DARPA’s ARC and BLADE developed Cognitive and Adaptive Electronic warfare Systems to Counter dynamic wireless communication and radar threats

Electronic warfare provide  means to counter adversary’s radar and communication systems  while protecting one’s own systems through  Electronic Attack (EA), Electronic Protection (EP) and Electronic Support (ES). Jamming systems still rely on classified databases of known emitter signals. As radars emit energy, an onboard receiver characterises the incoming signal and and compares it against the database of threats. If there’s a match, the system develops a pre-determined countermeasure that can be used to jam that signal.

 

Current airborne electronic warfare (EW) systems must first identify threat radar to determine the appropriate preprogrammed electronic countermeasure (ECM) technique. This approach loses effectiveness as radars evolve from fixed analog systems to programmable digital variants with unknown behaviors and agile waveforms. Future radars will likely present an even greater challenge as they will be capable of sensing the environment and adapting transmissions and signal processing to maximize performance and mitigate interference effects.

 

Current electronic warfare techniques are still very similar to the original ones created in the Vietnam era, even as the systems have become more advanced, said Yiftach Eisenberg, deputy director of the Defense Advanced Research Projects Agency’s microsystems technology office.

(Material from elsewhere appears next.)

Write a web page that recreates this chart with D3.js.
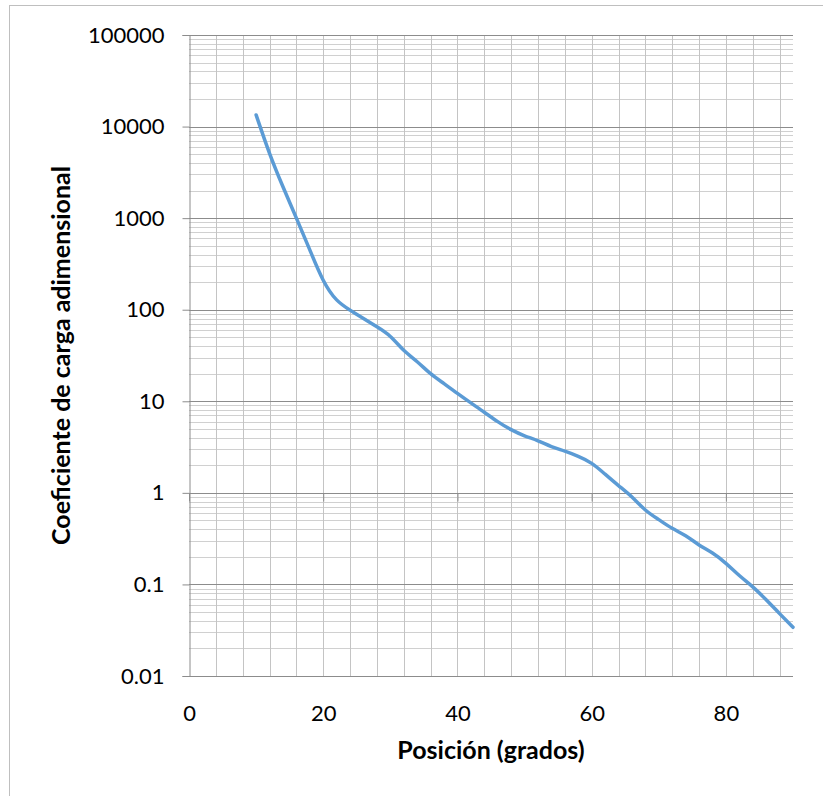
<!DOCTYPE html>
<html>
<head>
<meta charset="utf-8">
<script src="https://cdn.jsdelivr.net/npm/d3@7"></script>
<style>
  html, body { margin: 0; padding: 0; background: #fff; }
  svg { display: block; }
  text { font-family: Lato, "Open Sans", sans-serif; fill: #000; }
</style>
</head>
<body>
<svg id="chart" width="823" height="796"></svg>
<script>
// ---- data ----
const positions = [10,12,14,16,18,20,22,24,26,28,30,32,34,36,38,40,42,44,46,48,50,52,54,56,58,60,62,64,66,68,70,72,74,76,78,80,82,84,86,88,90];
const coefficients = [13400,5100,2200,1000,450,210,128,99,80,65,51,36,27,20,15.6,12.2,9.6,7.6,6.0,4.9,4.2,3.7,3.2,2.85,2.5,2.1,1.6,1.2,0.9,0.65,0.51,0.41,0.34,0.27,0.22,0.17,0.125,0.094,0.068,0.048,0.034];
const xTicks = [0,20,40,60,80];
const yTicks = [0.01,0.1,1,10,100,1000,10000,100000];
const yTickLabels = ["0.01","0.1","1","10","100","1000","10000","100000"];
const xTitle = "Posición (grados)";
const yTitle = "Coeficiente de carga adimensional";

// ---- layout ----
const svg = d3.select("#chart");
const L = 189, R = 793, T = 35, B = 676;
const x = d3.scaleLinear().domain([0, 90]).range([L, R]);
const y = d3.scaleLog().domain([0.01, 100000]).range([B, T]);

// outer border
svg.append("rect").attr("x", 9.5).attr("y", 5.5).attr("width", 900).attr("height", 900)
  .attr("fill", "none").attr("stroke", "#bfbfbf").attr("stroke-width", 1);

// minor horizontal gridlines
const minorY = [];
for (let d = -2; d <= 4; d++) for (let k = 2; k <= 9; k++) minorY.push(k * Math.pow(10, d));
svg.append("g").selectAll("line").data(minorY).join("line")
  .attr("x1", L).attr("x2", R)
  .attr("y1", d => Math.round(y(d)) + 0.5).attr("y2", d => Math.round(y(d)) + 0.5)
  .attr("stroke", "#d0d0d0").attr("stroke-width", 1);

// vertical gridlines (every 4)
const vx = d3.range(4, 90, 4);
svg.append("g").selectAll("line").data(vx).join("line")
  .attr("x1", d => Math.round(x(d)) + 0.5).attr("x2", d => Math.round(x(d)) + 0.5)
  .attr("y1", T).attr("y2", B)
  .attr("stroke", "#c4c4c4").attr("stroke-width", 1);

// major horizontal gridlines
svg.append("g").selectAll("line").data(yTicks).join("line")
  .attr("x1", L).attr("x2", R)
  .attr("y1", d => Math.round(y(d)) + 0.5).attr("y2", d => Math.round(y(d)) + 0.5)
  .attr("stroke", "#8c8c8c").attr("stroke-width", 1);

// y axis
const yAxis = d3.axisLeft(y).tickValues(yTicks).tickSize(7).tickPadding(18)
  .tickFormat((d, i) => yTickLabels[i]);
const gy = svg.append("g").attr("transform", `translate(${L + 0.5},0)`).call(yAxis);
gy.select(".domain").attr("stroke", "#8c8c8c");
gy.selectAll(".tick line").attr("stroke", "#8c8c8c");
gy.selectAll(".tick text").style("font-size", "22px").style("font-family", "Lato, sans-serif").attr("fill", "#000");

// x axis crossing at y = 1 (ticks only)
const xAxisCross = d3.axisBottom(x).tickValues(xTicks).tickSize(8).tickFormat("");
const gxc = svg.append("g").attr("transform", `translate(0,${Math.round(y(1)) + 0.5})`).call(xAxisCross);
gxc.select(".domain").attr("stroke", "#8c8c8c").attr("d", `M${L},0H${R}`);
gxc.selectAll(".tick line").attr("stroke", "#8c8c8c");

// x tick labels at bottom
const xAxisLabels = d3.axisBottom(x).tickValues(xTicks).tickSize(0).tickPadding(29);
const gx = svg.append("g").attr("transform", `translate(0,${B})`).call(xAxisLabels);
gx.select(".domain").remove();
gx.selectAll(".tick text").style("font-size", "22px").style("font-family", "Lato, sans-serif").attr("fill", "#000");

// line
const line = d3.line()
  .x((d, i) => x(positions[i]))
  .y(d => y(d))
  .curve(d3.curveNatural);
svg.append("path").datum(coefficients)
  .attr("d", line)
  .attr("fill", "none")
  .attr("stroke", "#5b9bd5")
  .attr("stroke-width", 3.5)
  .attr("stroke-linecap", "round")
  .attr("stroke-linejoin", "round");

// axis titles
svg.append("text").attr("x", (L + R) / 2).attr("y", 759)
  .attr("text-anchor", "middle").style("font-size", "25px").style("font-weight", "bold")
  .text(xTitle);
svg.append("text")
  .attr("transform", `translate(70,${(T + B) / 2}) rotate(-90)`)
  .attr("text-anchor", "middle").style("font-size", "25px").style("font-weight", "bold")
  .text(yTitle);
</script>
</body>
</html>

Essentially, the military’s approach has been to study enemy systems for vulnerabilities, figure out ways of disrupting them and then building a “playbook” filled with different EW tactics. “That approach has worked well for us in the past when the adversaries systems were relatively stable,” in other words, when it took enemies years to develop analog sensors and communication systems, he said.

 

In recent years, however, there has been a “fundamental shift” to systems that are digital and reprogrammable in nature, and thus can adopt different frequencies, signal characteristics and waveforms to avoid being jammed. “We need to have the ability to respond to new threats, new waveforms that those systems are using that we haven’t anticipated,” Eisenberg said. “If things are changing quickly, then we need systems that can respond in similar timeframes to enable us to protect our aircraft.” “People do a lot of low-stakes applications of machine learning and artificial intelligence, but that is very different from our world where lives are on the line,” Tranquilli technical director for signals and communications processing at BAE says. “That’s one of the big things we have to work through is bringing new capability in without bringing risks based on the ability to adapt and be cognitive.”

 

Similarly communication systems are also evolving from software defined radios to cognitive radios. Software defined radios allow one to program the waveforms from traditional waveforms to new waveforms that can enable voice, video and data communications. The cognitive radios are aware of their internal state and environment and can use computer intelligence to automatically and invisibly adapt themselves to the user needs and band conditions.

 

Now US DOD is planning to employ AI and machine learning methods to develop adaptive and cognitve EW technology which would be able to take countermeasures against these dynamic threats. With AI, intelligent machines work and respond much like humans. Machines can therefore perform smarter tasks using capabilities like signal recognition. Machine learning takes AI one step further, allowing machines to continuously learn from data and adapt as a result. These computers learn over time at a very rapid rate. Threats using machine learning continue to learn from every conflict, determining ways to be more effective so that they prevail against future countermeasures.